The measure passed with a 30-1 vote, with only Sen. Jeff Merkley (D-Ore.) opposed.
The bulk of the funds — $2.9 billion — would fund the Health and Human Services Department’s program to house and care for unaccompanied children, according to a Republican summary. In addition, it would devote $793 million to improve conditions at Customs and Border Protection processing centers and border stations.
Arrests along the U.S.-Mexico border — a metric used to determine illegal crossings — have skyrocketed in recent months. The influx has stretched the resources of federal immigration officials, and lawmakers from both parties have referred to it as a humanitarian crisis.

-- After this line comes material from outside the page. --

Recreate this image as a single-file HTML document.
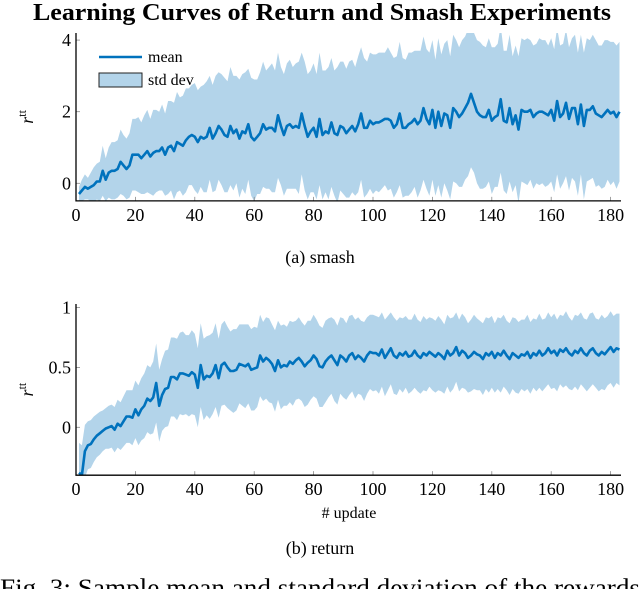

Senate Majority Leader Mitch McConnell told “Fox & Friends”Monday that he will bring the legislation to the Senate floor next week, where it is likely to pass. Senators leave town at the end of the month for the July 4 recess period.
Whether the Democrat-led House will pass a similar funding boost is less certain. A bipartisan group of members has discussed a possible deal and hopes to secure a floor vote before recess, according to a Democratic aide.
The bill does not provide funding for a border wall or additional immigration detention beds, according to a Democratic summary.
In addition to the Republican and Democratic summaries, the committee also released the full text of the legislation.
In a separate effort, White House senior adviser Jared Kushner has worked with Sens. Dick Durbin (D-Ill.) and Lindsey Graham (R-S.C.) to broker a bipartisan deal on asylum laws.